Of course she recognized it. It had been the necklace her sister had given her for her last birthday. It had been one of the only pieces of jewelry she would wear, along with the ring on her thumb her mother had given her before her parents disowned her. The necklace represented the strength of the relationship she still had with her sister, despite their parents' disapproval. The chain was different, of course, but the chain was most certainly hers.
She thought quickly and nodded slowly. “Yes, that's the necklace I got from my sister. It went missing about a month ago. I figured it had fallen off at work, and was devastated when I couldn't find it.” She hoped that was enough to convince the detective she was not the suspect he wanted. She wondered who would want to frame her for such a crime, and why her. She smiled at the detective, not betraying her thoughts. “Anything else, detective?”
He watched her face carefully and shook his head. “I'll be in touch. I highly advise you don't leave town until we get this all cleared up.”
She pursed her lips and stood, waiting for him to lead her out of the room. When she was finally in the bright light outside, she let out a long breath. She didn't particularly feel like riding the bus home, so she started walking, thinking the whole time. All she really wanted out of life was to help. She had long figured that the best way to do this would be through medicine, due to her fascination with science. One day, she hoped she might become a physician, but that wasn't part of her immediate plan. She didn't want to give up her entirely life quite so soon.

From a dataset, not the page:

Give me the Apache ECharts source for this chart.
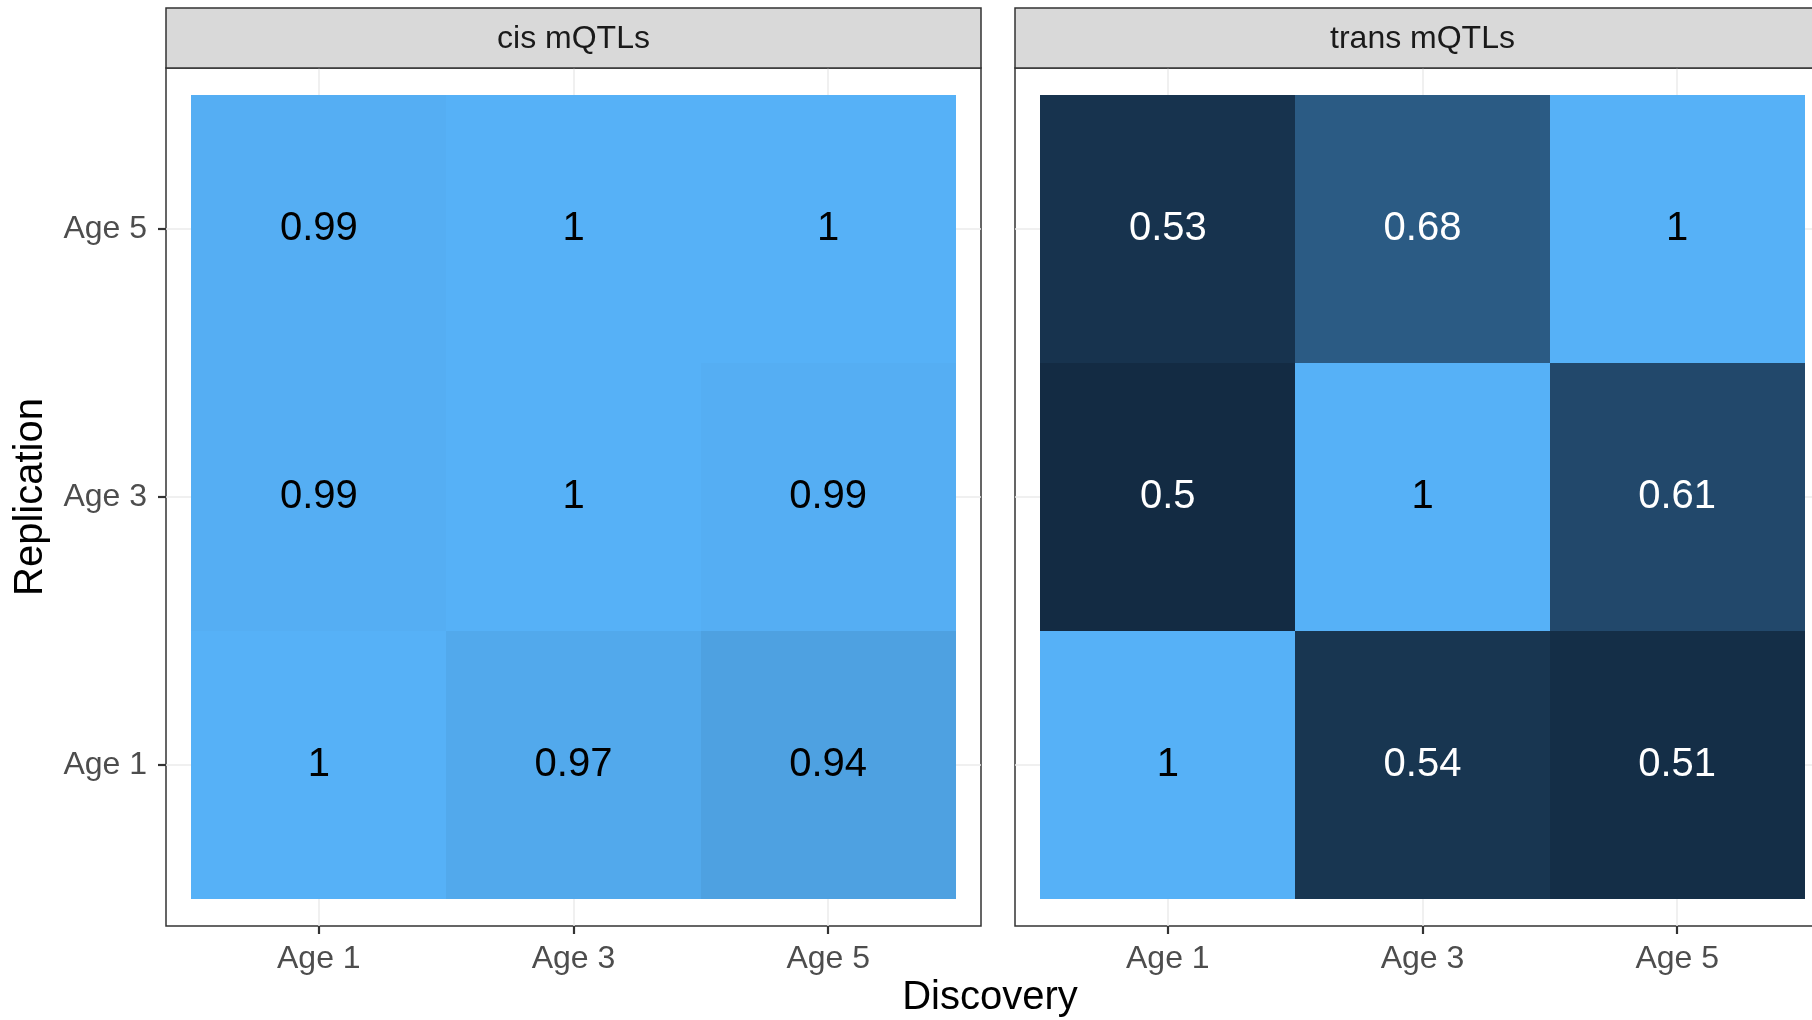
<!DOCTYPE html>
<html>
<head>
<meta charset="utf-8">
<script src="https://cdn.jsdelivr.net/npm/echarts@6/dist/echarts.min.js"></script>
<style>
  html, body { margin: 0; padding: 0; background: #fff; }
  #main { width: 1812px; height: 1020px; }
</style>
</head>
<body>
<div id="main"></div>
<script>
  // categories (discovery on x, replication on y)
  var ages = ['Age 1', 'Age 3', 'Age 5'];
  var panelNames = ['cis mQTLs', 'trans mQTLs'];
  // rows = replication Age 1, Age 3, Age 5 ; cols = discovery Age 1, Age 3, Age 5
  var cisValues = [
    [1, 0.97, 0.94],
    [0.99, 1, 0.99],
    [0.99, 1, 1]
  ];
  var transValues = [
    [1, 0.54, 0.51],
    [0.5, 1, 0.61],
    [0.53, 0.68, 1]
  ];

  var FONT = '"Liberation Sans", Arial, sans-serif';

  function toData(values) {
    var out = [];
    for (var r = 0; r < values.length; r++) {
      for (var c = 0; c < values[r].length; c++) {
        out.push([c + 1, r + 1, values[r][c]]);
      }
    }
    return out;
  }

  // tile + text, placed through the axis scales
  function renderTile(params, api) {
    var x = api.value(0), y = api.value(1), v = api.value(2);
    var p0 = api.coord([x - 0.5, y + 0.5]);
    var p1 = api.coord([x + 0.5, y - 0.5]);
    var c = api.coord([x, y]);
    var x0 = Math.round(p0[0]), y0 = Math.round(p0[1]);
    var x1 = Math.round(p1[0]), y1 = Math.round(p1[1]);
    return {
      type: 'group',
      children: [{
        type: 'rect',
        shape: { x: x0, y: y0, width: x1 - x0, height: y1 - y0 },
        style: { fill: api.visual('color') }
      }, {
        type: 'text',
        x: c[0],
        y: c[1],
        style: {
          text: String(v),
          fill: v < 0.9 ? '#fff' : '#000',
          font: '40px ' + FONT,
          align: 'center',
          verticalAlign: 'middle'
        }
      }]
    };
  }

  var panelLeft = [166, 1015];
  var panelTop = 68;
  var panelW = 815;
  var panelH = 858;

  function makeXAxis(i) {
    return {
      type: 'value',
      gridIndex: i,
      min: 0.4,
      max: 3.6,
      axisLine: { show: false },
      axisTick: {
        show: true,
        customValues: [1, 2, 3],
        length: 8,
        lineStyle: { color: '#333', width: 2.2 }
      },
      axisLabel: {
        customValues: [1, 2, 3],
        margin: 17,
        color: '#4D4D4D',
        fontSize: 32,
        fontFamily: FONT,
        formatter: function (v) { return ages[Math.round(v) - 1]; }
      },
      splitLine: { show: true, lineStyle: { color: '#EBEBEB', width: 1.5 } }
    };
  }

  function makeYAxis(i) {
    return {
      type: 'value',
      gridIndex: i,
      min: 0.4,
      max: 3.6,
      axisLine: { show: false },
      axisTick: {
        show: i === 0,
        customValues: [1, 2, 3],
        length: 8,
        lineStyle: { color: '#333', width: 2.2 }
      },
      axisLabel: {
        show: i === 0,
        customValues: [1, 2, 3],
        margin: 19,
        color: '#4D4D4D',
        fontSize: 32,
        fontFamily: FONT,
        formatter: function (v) { return ages[Math.round(v) - 1]; }
      },
      splitLine: { show: true, lineStyle: { color: '#EBEBEB', width: 1.5 } }
    };
  }

  var graphics = [];
  for (var i = 0; i < 2; i++) {
    // facet strip
    graphics.push({
      type: 'rect',
      x: panelLeft[i],
      y: 8,
      shape: { width: panelW, height: panelTop - 8 },
      style: { fill: '#D9D9D9', stroke: '#333', lineWidth: 1.5 },
      z: 10
    });
    graphics.push({
      type: 'text',
      x: panelLeft[i] + panelW / 2,
      y: 39,
      style: {
        text: panelNames[i],
        fill: '#1A1A1A',
        font: '32px ' + FONT,
        align: 'center',
        verticalAlign: 'middle'
      },
      z: 11
    });
  }
  // axis titles
  graphics.push({
    type: 'text',
    x: 990,
    y: 998,
    style: { text: 'Discovery', fill: '#000', font: '40px ' + FONT, align: 'center', verticalAlign: 'middle' }
  });
  graphics.push({
    type: 'text',
    x: 31,
    y: 497,
    rotation: Math.PI / 2,
    style: { text: 'Replication', fill: '#000', font: '40px ' + FONT, align: 'center', verticalAlign: 'middle' }
  });

  var chart = echarts.init(document.getElementById('main'));
  var option = {
    backgroundColor: '#fff',
    animation: false,
    grid: [0, 1].map(function (i) {
      return {
        left: panelLeft[i],
        top: panelTop,
        width: panelW,
        height: panelH,
        outerBoundsMode: 'none',
        containLabel: false,
        show: true,
        backgroundColor: '#fff',
        borderColor: '#333',
        borderWidth: 1.5
      };
    }),
    xAxis: [makeXAxis(0), makeXAxis(1)],
    yAxis: [makeYAxis(0), makeYAxis(1)],
    visualMap: {
      show: false,
      type: 'continuous',
      min: 0.5,
      max: 1,
      dimension: 2,
      seriesIndex: [0, 1],
      inRange: { color: ['#132B43', '#56B1F7'] }
    },
    graphic: graphics,
    series: [{
      type: 'custom',
      name: panelNames[0],
      xAxisIndex: 0,
      yAxisIndex: 0,
      renderItem: renderTile,
      encode: { x: 0, y: 1 },
      data: toData(cisValues)
    }, {
      type: 'custom',
      name: panelNames[1],
      xAxisIndex: 1,
      yAxisIndex: 1,
      renderItem: renderTile,
      encode: { x: 0, y: 1 },
      data: toData(transValues)
    }]
  };
  chart.setOption(option);
</script>
</body>
</html>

She knew she would have an easy time accomplishing her goals; she had graduated at the top of her class in college, and had a number of offers to work in biotechnology upon graduation. She had spent her last semester in London, and didn't want to be tied down to any one position for the rest of her life, so she turned them all down. Her parents weren't happy with her decision, but she took their disappointment in stride and did some introspection.
Of course, this all led her to reject much of what her parents clung to in belief, so they disowned her. Her sister had supported her all the way, and she guessed this was because her sister felt much the same way, but was too afraid to disappoint the parents. She did regret hurting her parents, but she didn't regret the year she spent traveling and holding temporary jobs after college. It was the best thing she could have done.
When she finally reached her apartment, she opened the door, only to be tackled by her rather crazy Golden Retriever, Lily. She took in a deep breath and smiled. It was good to be home.